Ainda era noite e eu já ouvia a poesia do Guto Rodrigues gritar nas praças em forma de música.
Sua voz ecoava mais como protesto, em discursos contundentes contra a ditadura, e do seu violão saiam canções que açambarcavam espíritos e corações
Cresci aprendendo com o Guto que o sonho era possível. Assim me fiz gente .
Nos conhecemos no início dos anos 80, em plena campanha pela meia-passagem estudantil. Ali iniciava uma história de vida de muita gente. Guto manteve o discurso, a coerência e a canção.
Fazia teatro, política e poesia. Sua formação intelectual foi arraigada no marxismo e na literatura humanista. Adorava compartilhar conhecimento com a juventude.

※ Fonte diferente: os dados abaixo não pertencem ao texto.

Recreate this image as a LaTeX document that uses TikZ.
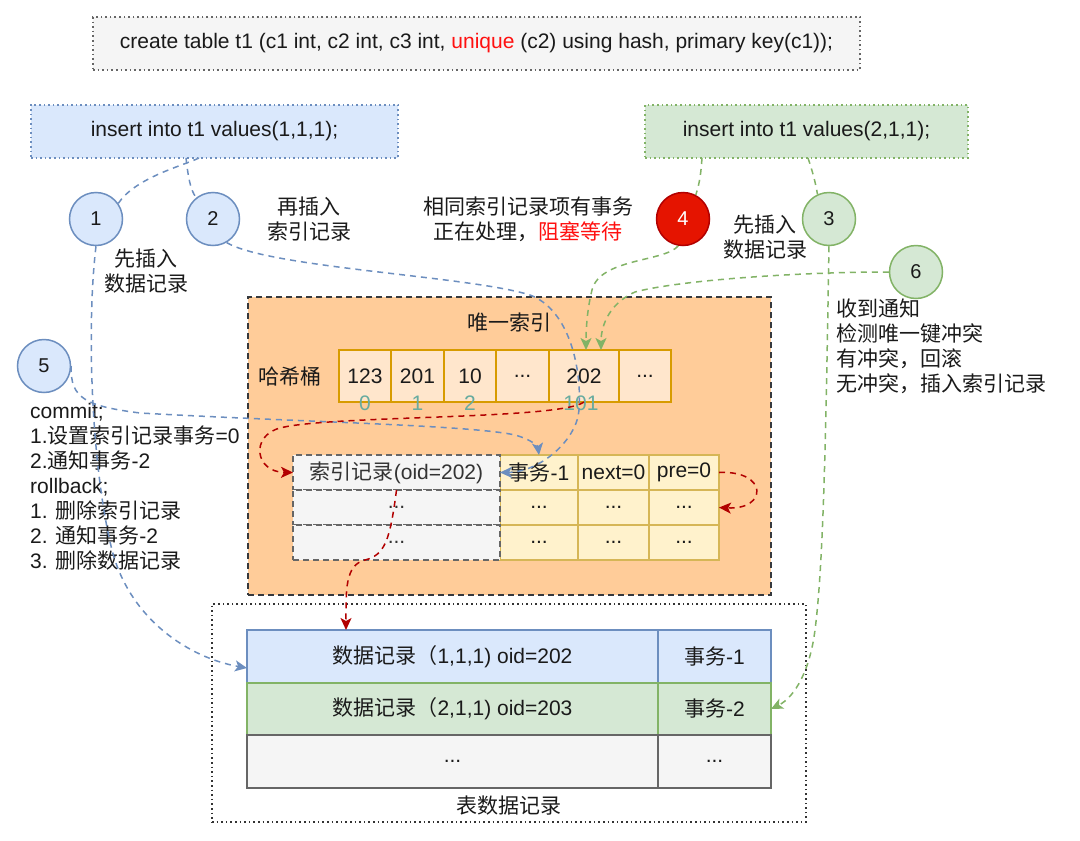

O tempo passou. Derrotamos a ditadura e no ano passado mandamos o fascismo pastar na papuda. Guto continua firme na luta.
Em 2020, ele lançou o álbum Além da Aldeia, uma reunião de boas músicas, letras cantadas por sua companheira Enne e sua filha Lucy. Não tardou para ter reconhecimento além da aldeia.
Recentemente, o blog do Gilvan Melo, um espaço visibilizado pelo mundo político e artístico do Rio de Janeiro, deu destaque a uma das suas músicas: canções pros amigos, uma ode ao amor e aos seus queridos de vida.
Além da Aldeia é um presente para quem gosta do lirismo poético de um artista crítico, terno e utópico. Aquela utopia que ainda rega a primavera.
Guto vive. Vive como homem da resistência e da paixão. Herdou o popular do seu pai Carapanã, um artista do povo. Sua arte se construiu na luta, no sentimento de justiça e de solidariedade.
Guto já passou dos 70 e ainda respira o ar que oxigena a esperança de um mundo melhor.
Como dizia Nestor Nascimento, Guto é nosso camarada.